There is no way I can possibly keep up with all the great books out there. However, middle grade and YA books are just faster reads than some of the adult books that are stacking up all over my house. Here are three great choices if you are looking for a great story and have a few hours you can spend reading.
Lemons by Melissa Savage
Lemonade has been dealt some big lemons in life. Her mother has died and she is being taken to live with her grandfaher, a man she doesn't know. Although she is used to city living, she is quickly busy helping Tobin, an eleven year old neighbor boy with his Bigfoot Detective Agency. The two have many adventures together looking for Bigfoot, and the small town Lem thought would never feel like home, slowly does.
The book is set in 1975, which is important for two plot points: Tobin's father has not returned from the Vietnam War. Although he was missing in action, he was eventually found, but still has not returned home. Spotting Bigfoot was a craze at it's peak in the 1970s and Savage's characters reflect the obsession many people had with this legend
Savage's novel is sweet with a little heartbreak and hope thrown in. Tween readers will enjoy this novel and the adventures that Lem and Tobin have as they hunt Bigfoot and look for happiness.
The Way to Bea by Kat Yeh
A lot of tween readers will be able to identify with Bea. She is dealing with some friend issues as some close friends find other people to hang out with - a time when some girls are maturing more quickly than others. Instead of eating alone at school, she finds a room where another student, Will, spends his lunch hour. The two get to be friends, Bea accepting Will's peculiarities (never officially stated in the book, but perhaps on the autism spectrum or OCD) and the two try to find a way to experience a labyrinth in New York City that Will has a minor obsession with, but that is closed to the public.
Yeh tackles some subjects middle grade readers will easily identify with: shifting friendships, acceptance of others with differences, the addition of a baby to the family, and feelings of not fitting in. This is a fun novel and readers will love Bea and her honesty.
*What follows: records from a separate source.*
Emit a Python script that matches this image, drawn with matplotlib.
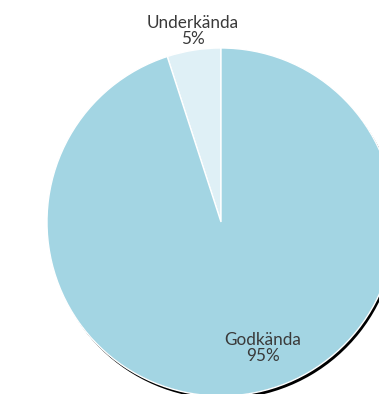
import numpy as np
import matplotlib.pyplot as plt
import matplotlib.transforms as mtransforms
from matplotlib.patches import Wedge

# pass / fail split
labels = ["Underkända", "Godkända"]
shares = [5, 95]
colors = ["#dff0f6", "#a3d5e3"]

W, H = 379, 394
cx, cy, r = 221, 222, 174  # pie centre and radius in pixels


def draw_figure():
    fig = plt.figure(figsize=(W / 100, H / 100), dpi=100)
    ax = fig.add_axes([0, 0, 1, 1])

    wedges, _ = ax.pie(
        shares, colors=colors, startangle=90, counterclock=True,
        wedgeprops=dict(edgecolor="white", linewidth=1.0),
    )

    # hard black drop shadow, shifted down and to the right
    off = mtransforms.offset_copy(ax.transData, fig=fig, x=2, y=-3, units="dots")
    for w in wedges:
        ax.add_patch(Wedge(w.center, w.r, w.theta1, w.theta2,
                           facecolor="black", edgecolor="none",
                           transform=off, zorder=0.5))

    # map pixel frame onto pie units (radius = 1)
    ax.set_xlim(-cx / r, (W - cx) / r)
    ax.set_ylim(-(H - cy) / r, cy / r)
    ax.set_aspect("auto")
    ax.axis("off")

    label_pos = [(-0.161, 1.098), (0.241, -0.724)]
    for lab, val, (x, y) in zip(labels, shares, label_pos):
        ax.text(x, y, f"{lab}\n{val}%", ha="center", va="center",
                fontsize=12.3, color="#3a3a3a", family="Lato",
                linespacing=1.05)

    fig.savefig("out.png", dpi=100)


if __name__ == "__main__":
    draw_figure()
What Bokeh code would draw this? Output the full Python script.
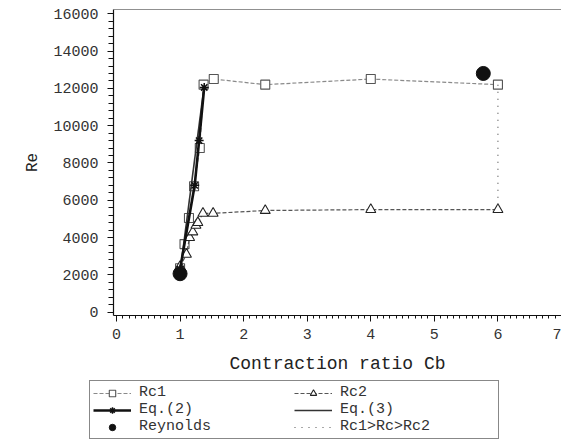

When Dimple Met Rishi by Sandhya Menon
I thought this was an adorably sweet romance featuring two Indian American teens that are trying to decide how much of their Indian culture will play a part in their American teen-age experience.
Dimple has no plans to date anyone soon - and she especially has not intentions of being a part of an arranged marriage. She is ecstatic when her parents agree to let her be a part of a six week coding camp and have a little freedom doing something she loves. When on the first day Rishi introduces himself to her by declaring her to be his future spouse, Dimple immediately realizes her parents agreed to the coding camp because the son of some Indian friends would also be attending - and this would be a way they could spend time together.
Dimple tries to get rid of Rishi at first, but soon his kindness becomes evident to her. Although some readers might consider this storyline predictable, I thoroughly enjoyed it. I liked how gentlemanly Rishi was and appreciated his respect for his parents and his culture. I also liked Dimple's need to find her own way and appreciated her pushing back a little when it came to acting like a traditional Indian female. Menon has plenty of other action in this novel. There are subplots involving the coding competition at the camp, Dimple's roommate, and Rishi's brother.
While other reviewers (at this point, anyway), aren't giving it as much love as I am, I think this is a great novel for middle school and high school readers. Although I'm not even close to my teen years anymore, I appreciated this book for the fun romance it is and enjoyed Menon's deeper message (intentional or not) of pursuing one's passions, and getting to know someone before you judge them.